Two new reports on consumer credit usage may constitute positive signs for the economy. On one hand consumers have increased the number of their open credit card accounts and on the other they are doing a better job of paying their car loans on time.
Equifax, one of the three credit reporting agencies, says the number of open retail credit card accounts exceeded 175 million in July for the first time since December 2009, when the economy was in the early stages of recovery. That reverses a trend of fewer accounts, as credit card issuers unilaterally closed many cardholders' accounts in 2009 and 2010.
Now, it appears as though lending standards have relaxed, resulting in the origination of some 13.8 million new retail card accounts year-to-date through May 2012. That represents a 10 percent increase over January – May 2011 totals.
"The economic recovery is increasing both demand for new credit cards and the supply of credit," said Equifax Chief Economist Amy Crews Cutts. "However, while consumers are seeking new credit card accounts, they are not increasing their use of that newly available credit as fast. Utilization rates of card limits continue to fall, and, additionally, we are seeing increasing payment ratios at the same time."
On-time payments improve
In fact, delinquency rates among retail cards in July 2012 saw a nearly 15 percent decrease from the same time a year ago.
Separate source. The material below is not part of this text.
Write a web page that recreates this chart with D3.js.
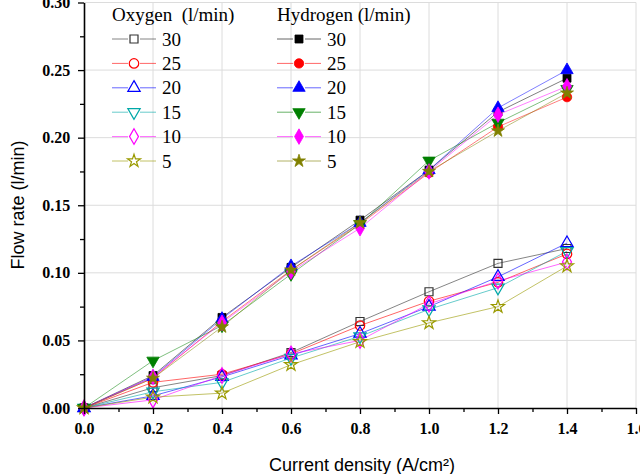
<!DOCTYPE html>
<html><head><meta charset="utf-8">
<script src="https://cdn.jsdelivr.net/npm/d3@7"></script>
<style>body{margin:0;background:#fff}svg{display:block}</style>
</head><body><svg id="c" width="640" height="474"></svg>
<script>
const xValues = [0, 0.2, 0.4, 0.6, 0.8, 1.0, 1.2, 1.4];
const seriesLabels = ["30", "25", "20", "15", "10", "5"];
const oxygen30 = [0, 0.015, 0.024, 0.041, 0.064, 0.086, 0.107, 0.118];
const oxygen25 = [0, 0.019, 0.025, 0.040, 0.061, 0.079, 0.093, 0.114];
const oxygen20 = [0, 0.009, 0.023, 0.039, 0.055, 0.075, 0.097, 0.122];
const oxygen15 = [0, 0.012, 0.019, 0.037, 0.053, 0.073, 0.089, 0.116];
const oxygen10 = [0, 0.006, 0.024, 0.040, 0.050, 0.077, 0.094, 0.108];
const oxygen5  = [0, 0.008, 0.011, 0.032, 0.049, 0.063, 0.075, 0.105];
const hydrogen30 = [0, 0.024, 0.067, 0.104, 0.139, 0.176, 0.219, 0.244];
const hydrogen25 = [0, 0.022, 0.064, 0.102, 0.136, 0.174, 0.208, 0.230];
const hydrogen20 = [0, 0.023, 0.066, 0.105, 0.137, 0.176, 0.222, 0.250];
const hydrogen15 = [0, 0.035, 0.061, 0.099, 0.136, 0.183, 0.211, 0.236];
const hydrogen10 = [0, 0.023, 0.063, 0.101, 0.133, 0.175, 0.217, 0.238];
const hydrogen5  = [0, 0.022, 0.060, 0.102, 0.137, 0.175, 0.205, 0.233];
const xTicks = [0, 0.2, 0.4, 0.6, 0.8, 1.0, 1.2, 1.4, 1.6];
const yTicks = [0, 0.05, 0.10, 0.15, 0.20, 0.25, 0.30];

const oxyColors = ["#333333", "#ff0000", "#0000ff", "#00a8a8", "#ff00ff", "#9a9a00"];
const hydColors = ["#000000", "#ff0000", "#0000ff", "#007f00", "#ff00ff", "#808000"];
const shapes = [d3.symbolSquare, d3.symbolCircle, d3.symbolTriangle, "tdown", d3.symbolDiamond, d3.symbolStar];

const oxygen = [oxygen30, oxygen25, oxygen20, oxygen15, oxygen10, oxygen5];
const hydrogen = [hydrogen30, hydrogen25, hydrogen20, hydrogen15, hydrogen10, hydrogen5];

const svg = d3.select("#c");
const x = d3.scaleLinear().domain([0, 1.6]).range([84, 636]);
const y = d3.scaleLinear().domain([0, 0.30]).range([408, 2.5]);

// grid
svg.append("g").selectAll("line").data(xTicks.slice(1)).join("line")
  .attr("x1", d => x(d)).attr("x2", d => x(d)).attr("y1", y(0.30)).attr("y2", y(0))
  .attr("stroke", "#dcdcdc").attr("stroke-width", 1);
svg.append("g").selectAll("line").data(yTicks.slice(1)).join("line")
  .attr("x1", x(0)).attr("x2", x(1.6)).attr("y1", d => y(d)).attr("y2", d => y(d))
  .attr("stroke", "#dcdcdc").attr("stroke-width", 1);

function symPath(shape, size) {
  if (shape === "tdown") return d3.symbol(d3.symbolTriangle, size)();
  return d3.symbol(shape, size)();
}
function marker(g, i, filled, color, cx, cy, scale) {
  const sizes = [64, 70, 66, 66, 70, 52];
  const s = sizes[i] * (scale || 1);
  const p = g.append("path").attr("d", symPath(shapes[i], s))
    .attr("transform", `translate(${cx},${cy})` + (shapes[i] === "tdown" ? " rotate(180)" : ""));
  if (filled) p.attr("fill", color).attr("stroke", color).attr("stroke-width", 0.8);
  else p.attr("fill", "none").attr("stroke", color).attr("stroke-width", 1.2);
}

const line = d3.line().x((d, i) => x(xValues[i])).y(d => y(d));
const plot = svg.append("g");
oxygen.forEach((s, i) => plot.append("path").attr("d", line(s)).attr("fill", "none")
  .attr("stroke", oxyColors[i]).attr("stroke-opacity", 0.6).attr("stroke-width", 1));
hydrogen.forEach((s, i) => plot.append("path").attr("d", line(s)).attr("fill", "none")
  .attr("stroke", hydColors[i]).attr("stroke-opacity", 0.5).attr("stroke-width", 1));
oxygen.forEach((s, i) => s.forEach((v, j) => marker(plot, i, false, oxyColors[i], x(xValues[j]), y(v))));
hydrogen.forEach((s, i) => s.forEach((v, j) => marker(plot, i, true, hydColors[i], x(xValues[j]), y(v))));

// axes
const xAxis = svg.append("g").attr("transform", `translate(0,${y(0)})`)
  .call(d3.axisBottom(x).tickValues(xTicks).tickFormat(d3.format(".1f")).tickSize(6).tickSizeOuter(0));
svg.append("g").attr("transform", `translate(0,${y(0)})`)
  .call(d3.axisBottom(x).tickValues(d3.range(0.1, 1.6, 0.2)).tickFormat("").tickSize(4).tickSizeOuter(0))
  .select(".domain").remove();
const yAxis = svg.append("g").attr("transform", `translate(${x(0)},0)`)
  .call(d3.axisLeft(y).tickValues(yTicks).tickFormat(d3.format(".2f")).tickSize(6).tickSizeOuter(0));
svg.append("g").attr("transform", `translate(${x(0)},0)`)
  .call(d3.axisLeft(y).tickValues(d3.range(0.025, 0.30, 0.05)).tickFormat("").tickSize(4).tickSizeOuter(0))
  .select(".domain").remove();
svg.selectAll(".domain").attr("stroke", "#000").attr("stroke-width", 1.6);
svg.selectAll(".tick line").attr("stroke", "#000").attr("stroke-width", 1.3);
xAxis.selectAll("text").attr("font-family", "Liberation Serif").attr("font-weight", "bold")
  .attr("font-size", 16).attr("fill", "#000").attr("dy", "1.05em");
yAxis.selectAll("text").attr("font-family", "Liberation Serif").attr("font-weight", "bold")
  .attr("font-size", 16).attr("fill", "#000").attr("dx", "-0.3em");

// titles
svg.append("text").attr("x", 362).attr("y", 471).attr("text-anchor", "middle")
  .attr("font-family", "Liberation Sans").attr("font-size", 18).text("Current density (A/cm²)");
svg.append("text").attr("transform", "translate(24,205) rotate(-90)").attr("text-anchor", "middle")
  .attr("font-family", "Liberation Sans").attr("font-size", 18).text("Flow rate (l/min)");

// legend
const leg = svg.append("g").attr("font-family", "Liberation Serif").attr("font-size", 19);
function legendBlock(x0, title, colors, filled) {
  leg.append("text").attr("x", x0).attr("y", 21).text(title);
  seriesLabels.forEach((lab, i) => {
    const cy = 39 + i * 24.4;
    leg.append("line").attr("x1", x0).attr("x2", x0 + 44).attr("y1", cy).attr("y2", cy)
      .attr("stroke", colors[i]).attr("stroke-opacity", 0.6).attr("stroke-width", 1);
    leg.append("rect").attr("x", x0 + 16).attr("y", cy - 5).attr("width", 12).attr("height", 10).attr("fill", "#fff");
    marker(leg, i, filled, colors[i], x0 + 22, cy, 1);
    leg.append("text").attr("x", x0 + 50).attr("y", cy + 6.5).text(lab);
  });
}
legendBlock(112, "Oxygen\u00a0\u00a0(l/min)", oxyColors, false);
legendBlock(277, "Hydrogen (l/min)", hydColors, true);
</script></body></html>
Delinquency rates on other types of consumer loans are falling as well.
The biggest improvement in on-time payments is for auto loans, according to an analysis by Loans.net. Delinquent auto loans are the lowest in 10 years. A year ago at this time, the total of outstanding loans in arrears was 25 percent higher.
"Banks are starting to approve auto loans again in record numbers," the company said in a statement. "There are even some lenders that are now approving bad credit car loans as well. Loan comparison Websites have seen a huge rush in traffic in just the past few months."